The New York Times weighed in on the controversy several times in recent weeks.  A review in the Sunday Book Review by Columbia University anthropologist Elizabeth Povinelli, trashes Chagnon for his depicting the Yanomamo as ugly, smelly, deceitful, and mean.  She also faults him for seeing the Yanomamo as representatives of our common Neolithic past rather than sui generis and living in the present.  Chagnon's book, in Povinelli's eyes, is "less an expose of truth than an act of revenge"--on the Yanomamo and on Chagnon's persecutors among the anthropologists.

But wait, there's more!  Chagnon has just been elected to the National Academy of Sciences. That was too much for Marshall D. Sahlins, a long-standing member of the Academy and a long-standing persecutor of Chagnon.  Sahlins is a fascinating figure in anthropology, a one-time Marxist-influenced historical materialist who "converted" mid-career to relativistic culture-is-nearly-everything approach.  One of his important essays, "The Original Affluent Society" depicts hunter-gatherers as leading a life of material ease.  Sahlins also had a long-running debate with another anthropologist, Gananath Obeyeskere, over whether the Hawaiian Islanders really understood what they were doing when they murdered and ate Captain Cook in 1779.  Sahlins held out for an extreme form of cultural relativism in which the Hawaiians' behavior could be understood only through the lens of their own cultural presumptions. 

In short, Sahlins is the kind of anthropologist who is vehemently opposed to the idea of an underlying human nature, and he is at the same time a romanticizer of the primitive state of humanity.  Chagnon is almost perfectly cut out to play the role of archvillain in Sahlins' morality play.  And Sahlins is making the most of the moment.  As he resigned from the Academy, he thundered down imprecations on the evolutionary-minded Chagnon and on the academy itself, which he said had committed "a large moral and intellectual blunder."  The New York Times' Nicholas Wade covered the story as "Discord Over Scholar's Tribal Research."

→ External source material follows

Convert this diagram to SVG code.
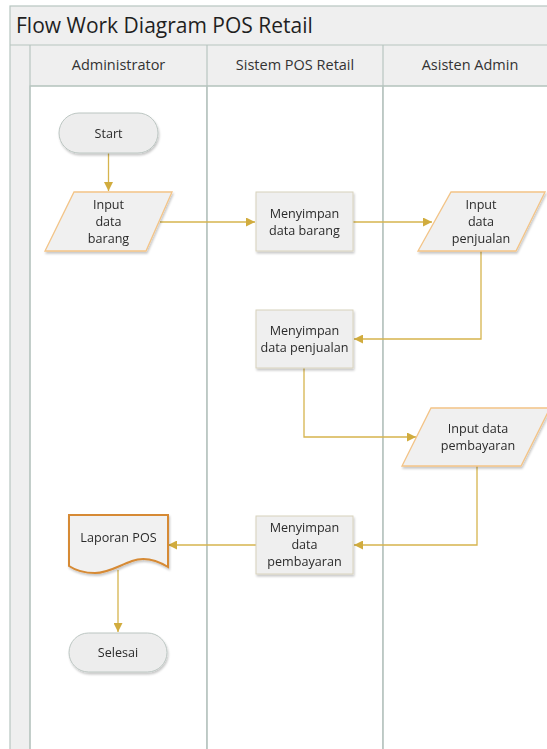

There is lots more in this vein.  My favorite is at the end of an article in Inside Higher Ed, "A Protest Resignation," which cites as an authority no less than David Graeber, who smears not just Chagnon but "Chagnon's defenders" as well, for declining to deal with the objection that what Chagnon did was "to vilify a group of human beings so enormous violence could be unleashed on them."

David Graeber is an anthropologist too, at the University of London, and known for such works as Toward an Anthropological Theory of Value, and Debt: The First 5,000 Years.  They are well-written and interesting, at least if you are interested in matters anthropological.  But Graeber is perhaps better known as the New York Times once put it, as the "house theorist of Occupy Wall Street."  In "Anarchist Anthropology," Thomas Meany of the Times offered an admiring portrait of the man who proclaimed in 2011 that the Occupy movement would be "the opening salvo in a wave of negotiations over the dissolution of the American empire."

While the New York Times Sunday Book Review was roasting Chagnon on a spit, and the New York Times Science section was reporting Sahlins' high dudgeon over Chagnon's elevation to the Academy, the New York Times Magazine ran a lengthy article by Emily Eakin, "How Napoleon Chagnon Became Our Most Controversial Anthropologist."  It is the best of the batch, capturing why Chagnon caught the imagination of the public in the first place, why his work continues to demand serious attention, and just how his career came to suffer so much ideologically motivated abuse.

As I said, my sorry academic discipline has been in the news a lot these last few weeks, and it is looking a lot sorrier by the day.  Tempers flare.  Ideological extremism roars out its absolutes.  Intellectual freedom takes it on the chin.  Anthropology is in principle the study of mankind, but right now it looks a lot like a cross-section of humanity's ill will.